Prominent business and economics columnist Robert Samuelson, writing in the August 20-27 combined issue, said the article was “fundamentally misleading” because it focused on the “peripheral” actions of the “denial machine” instead of the intractability of man-made warming.
Having already declared (preemptively?) in the August 13 issue that Begley’s article was “not a piece of lefty cant,” Newsweek editor Jon Meacham wrote in the Aug. 20-27 edition that Samuelson’s column simply showed Newsweek “often resembles a family of smart people who sharply disagree.” He did reject some of Samuelson’s sweeping criticisms. In the September 3 issue, the magazine printed 14 letters on the Begley article out of more than 250 it received.
|Newsweek‘s Sharon Begley|
In the interview with the Yale Forum, the seemingly unflappable Begley said she was not surprised by the reaction to the story. “I know how high passions run on both sides.”
Much of the “torrent of reader mail” represented variations on one theme, she said: “You idiots are left-wing communists who want to redistribute wealth.” Few scientists contacted the magazine about the article, she said, observing that many tend to be “naive” about how to communicate with journalists.
In her online chat, one reader asked Begley how “the responsible media [can] best meet their ‘fairness/accuracy/balance’ responsibilities in dealing with climate change deniers.” She allowed that journalists “haven’t figured that out,” adding, “Me, I don’t do he said/she said, but delve into the arguments and see which has empirical merit.
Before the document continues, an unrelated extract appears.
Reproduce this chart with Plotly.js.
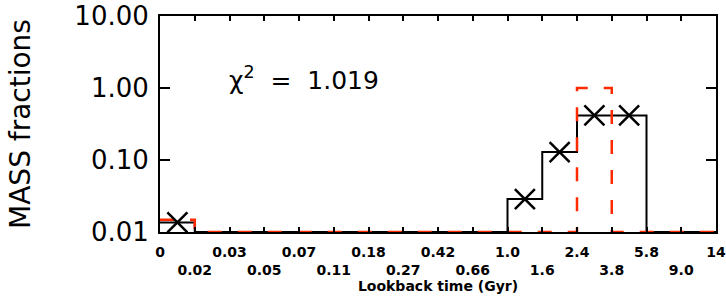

It’s not that hard.
So, does Begley then think journalists should adopt more of an interpretive or analytical approach in reporting on climate change and other scientific issues?
“It depends,” she said. “When you cover the history of the space program, you don’t quote the percentage of Americans who think the moon landings took place on a stage in Arizona.”
The he said/she said approach was less relevant to the “denial machine” story, basically an historical account, than it is to science stories per se, she added.
“It’s incumbent on science journalists to present the weight of evidence,” she said. As an illustration, she pointed to a story she co-wrote for the July 2 issue, which examined natural variability and increased solar output in explaining the 90-plus percent certainty expressed this year by the Intergovernmental Panel on Climate Change that most of the climate warming since 1950 was human-caused.
She said Samuelson’s sharp criticism surprised her only in that it essentially rehashed arguments in a column he had published several months earlier. “I could only infer that something about the cover story got him really riled up. Other than that, let a thousand flowers bloom.”
Looking ahead, Begley believes the “denial machine” and others critical of large-scale action against climate change will increasingly take a new tack ñ asserting that anthropogenic warming warrants adaptation, rather than preventive policies.
“‘Let’s accept that the world is warming’ – that’s where the argument is going,” she said. “I don’t dismiss that reaction. That’s a debate societies need to have.”